I couldn’t agree more to what Dave wrote in his recent blog post about the increasing demands of the front-end web: the job of a front-end developer is getting ever more complex. From writing well-structured, semantic HTML to the latest (fantastic) new CSS features, to accessibility, performance, animation, data handling, components, frameworks, and so many more things – it almost seems impossible to become an expert at everything a developer is expected to know today. Therefore, we need to find ways to split the responsibilities. We need new roles at the intersections.
So yes, our jobs as builders for the front-end web have become mind-bogglingly complex and inventing new roles will help to release some of the pressure we all feel. But there is still the need to learn from each other across disciplines, as well. Designers need to know what is possible in the front end. Front-end developers have to get a better understanding of design basics to fill the gaps in a design, for example, between breakpoints.

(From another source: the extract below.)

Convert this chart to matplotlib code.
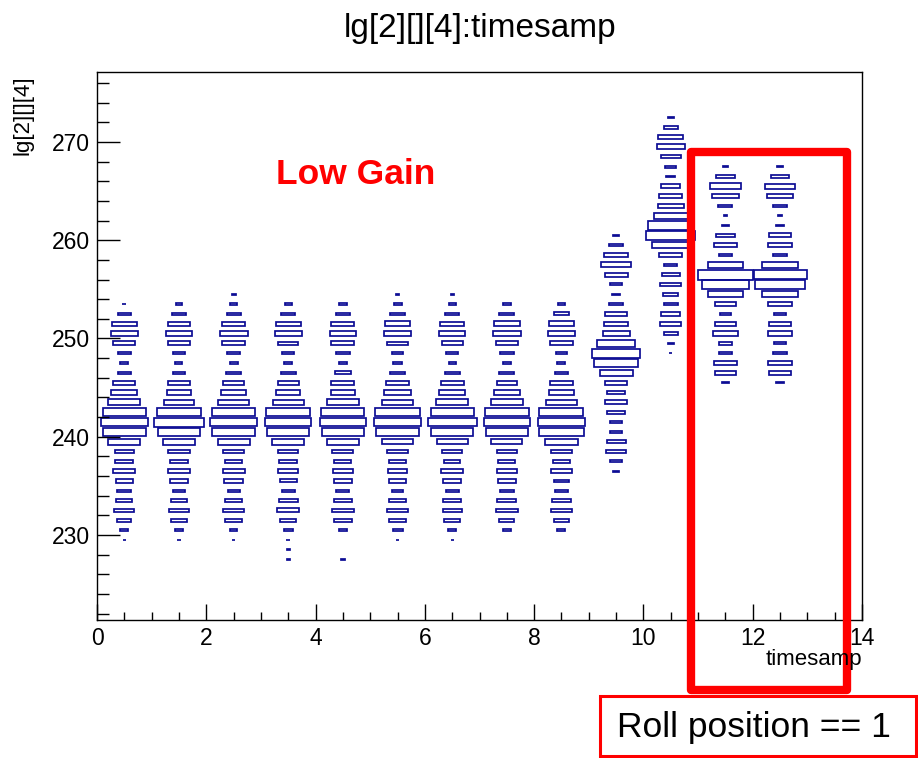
import matplotlib
matplotlib.use("Agg")
import matplotlib.pyplot as plt
from matplotlib.patches import Rectangle
from matplotlib.ticker import MultipleLocator

plt.rcParams['font.family'] = ['Liberation Sans', 'DejaVu Sans']

# ---- data: bin contents per timesamp column, listed from the top y-bin downward ----
# top_bins[i] = lower edge of the highest filled y-bin in column i
top_bins = [253, 253, 254, 253, 253, 254, 254, 253, 253, 260, 272, 267, 267]
counts_t0 = [12, 40, 75, 83, 67, 41, 25, 40, 66, 78, 97, 129, 143, 129, 97, 56, 55, 67, 53, 43, 48, 61, 43, 25, 9]
counts_t1 = [20, 43, 69, 79, 66, 39, 21, 37, 66, 75, 89, 133, 151, 125, 97, 65, 53, 65, 53, 39, 49, 60, 49, 25, 10]
counts_t2 = [12, 22, 42, 70, 84, 68, 40, 24, 44, 64, 75, 94, 132, 140, 128, 96, 64, 53, 66, 58, 36, 53, 62, 50, 22, 10]
counts_t3 = [20, 42, 75, 83, 61, 37, 23, 46, 63, 73, 95, 133, 140, 127, 96, 61, 55, 61, 51, 38, 56, 67, 49, 27, 13, 10, 10]
counts_t4 = [22, 42, 69, 79, 69, 40, 24, 49, 70, 72, 96, 130, 141, 126, 98, 63, 51, 61, 55, 39, 55, 65, 53, 24, 0, 0, 10]
counts_t5 = [10, 24, 44, 76, 84, 62, 36, 26, 44, 70, 79, 95, 134, 140, 128, 93, 64, 50, 60, 53, 36, 53, 62, 53, 30, 10]
counts_t6 = [10, 22, 44, 72, 80, 64, 36, 22, 46, 70, 80, 96, 129, 147, 128, 94, 61, 50, 66, 55, 40, 54, 58, 48, 24, 10]
counts_t7 = [23, 45, 77, 84, 65, 41, 23, 45, 61, 77, 98, 131, 140, 127, 94, 62, 51, 62, 53, 41, 57, 65, 46, 25]
counts_t8 = [20, 48, 76, 84, 70, 34, 24, 42, 70, 78, 92, 133, 142, 136, 98, 61, 49, 62, 48, 39, 56, 62, 46, 24]
counts_t9 = [20, 43, 71, 91, 70, 35, 23, 44, 65, 72, 82, 116, 145, 131, 100, 65, 53, 66, 53, 35, 37, 58, 59, 37, 18]
counts_t10 = [18, 43, 75, 85, 59, 33, 26, 57, 70, 78, 104, 138, 147, 112, 69, 39, 53, 62, 45, 41, 57, 62, 42, 17, 8]
counts_t11 = [14, 56, 94, 82, 42, 10, 22, 59, 70, 37, 106, 165, 141, 106, 65, 32, 63, 76, 38, 40, 68, 64, 22]
counts_t12 = [16, 52, 89, 79, 40, 10, 25, 67, 71, 42, 108, 160, 151, 108, 72, 34, 67, 74, 34, 40, 70, 64, 22]

columns = [counts_t0, counts_t1, counts_t2, counts_t3, counts_t4, counts_t5, counts_t6,
           counts_t7, counts_t8, counts_t9, counts_t10, counts_t11, counts_t12]

title = "lg[2][][4]:timesamp"
xlabel = "timesamp"
ylabel = "lg[2][][4]"
annot = "Low Gain"
boxnote = "Roll position == 1"

# ---- figure ----
W, H = 918, 758
fig = plt.figure(figsize=(W / 100, H / 100), dpi=100)

def fx(px):
    return px / W

def fy(py):
    return 1 - py / H

ax = fig.add_axes([fx(97), fy(620), fx(862) - fx(97), fy(72) - fy(620)])
ax.set_xlim(0, 14)
ax.set_ylim(221.35, 277.12)

edge = '#0c0c94'
cmax = max(max(c) for c in columns)
for i, (top, counts) in enumerate(zip(top_bins, columns)):
    for j, c in enumerate(counts):
        if c <= 0:
            continue
        r = c / cmax
        yc = top - j + 0.5
        xc = i + 0.5
        ax.add_patch(Rectangle((xc - r / 2, yc - r / 2), r, r, fill=False,
                               edgecolor=edge, linewidth=1.25))

ax.xaxis.set_major_locator(MultipleLocator(2))
ax.xaxis.set_minor_locator(MultipleLocator(0.5))
ax.yaxis.set_major_locator(MultipleLocator(10))
ax.yaxis.set_minor_locator(MultipleLocator(2))
ax.tick_params(axis='both', which='both', direction='in', top=False, right=False,
               width=1.0, labelsize=16.5, colors='black')
ax.tick_params(axis='x', which='major', length=11.5, pad=5)
ax.tick_params(axis='x', which='minor', length=5.8)
ax.tick_params(axis='y', which='major', length=16.5, pad=5)
ax.tick_params(axis='y', which='minor', length=8.3)
for s in ax.spines.values():
    s.set_linewidth(1.0)

fig.text(fx(480), fy(28), title, ha='center', va='center', fontsize=24)
fig.text(fx(862), fy(660), xlabel, ha='right', va='center', fontsize=16)
fig.text(fx(23), fy(75), ylabel, ha='center', va='top', rotation=90, fontsize=16)
fig.text(fx(356), fy(175), annot, ha='center', va='center', fontsize=25.5,
         fontweight='bold', color='#ff0000')

# highlight rectangle (figure coordinates)
fig.add_artist(Rectangle((fx(691), fy(690)), fx(847) - fx(691), fy(152) - fy(690),
                         transform=fig.transFigure, fill=False, edgecolor='#ff0000',
                         linewidth=6, joinstyle='round', clip_on=False))
# note box
fig.add_artist(Rectangle((fx(599.5), fy(755.5)), fx(915.5) - fx(599.5), fy(695.5) - fy(755.5),
                         transform=fig.transFigure, facecolor='white', edgecolor='#ff0000',
                         linewidth=2.2, clip_on=False))
fig.text(fx(754), fy(727), boxnote, ha='center', va='center', fontsize=25.5, color='black')

fig.savefig("out.png", dpi=100)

Adding roles at the intersections could provide the knowledge needed to close those gaps. Because instead of fiddling around with something you don’t fully understand or don’t feel comfortable with yet, especially when working under a tight deadline, imagine having someone who can actually show you the most important bits and provide the necessary context. What would that leave you with? The knowledge and understanding of why and how to do it on your own next time. And: more time to do what you are best at doing.
At the same time, it is important to not shift all the responsibility upon the person filling a new role like “Design Engineer”, “CSS Engineer“, or “Front-end Designer”. Building for the Web is a team sport and it is crucial that we never stop to talk to each other and learn from each other frequently, openly, and with a beginner’s mind, regardless of each other’s roles and responsibilities. Learning from each other happens gradually and sometimes slowly, but it is one of the superpowers of cross-functional teams. And yet again, roles at the intersections can help with this, because they increase the surface area for collaboration.
Just like Dave, “I don’t have answers, only questions”. Adding bridge roles is a good thing and something that does happen already. In fact, I am working in a design engineering role in many of my projects these days. But what else can we do about the growing complexity of the Web? Do we need to eliminate 80 % of the work? Do we need to improve education? Do we need to become more open and supportive as a community? Do we need to talk more, write more, teach more, prototype more, and share more best practices? Or, do we maybe need less? Do we need to focus on the essentials?
A while ago, I wrote about Dieter Rams’ principle of “less but better”. What could “less but better” look like for the front-end web?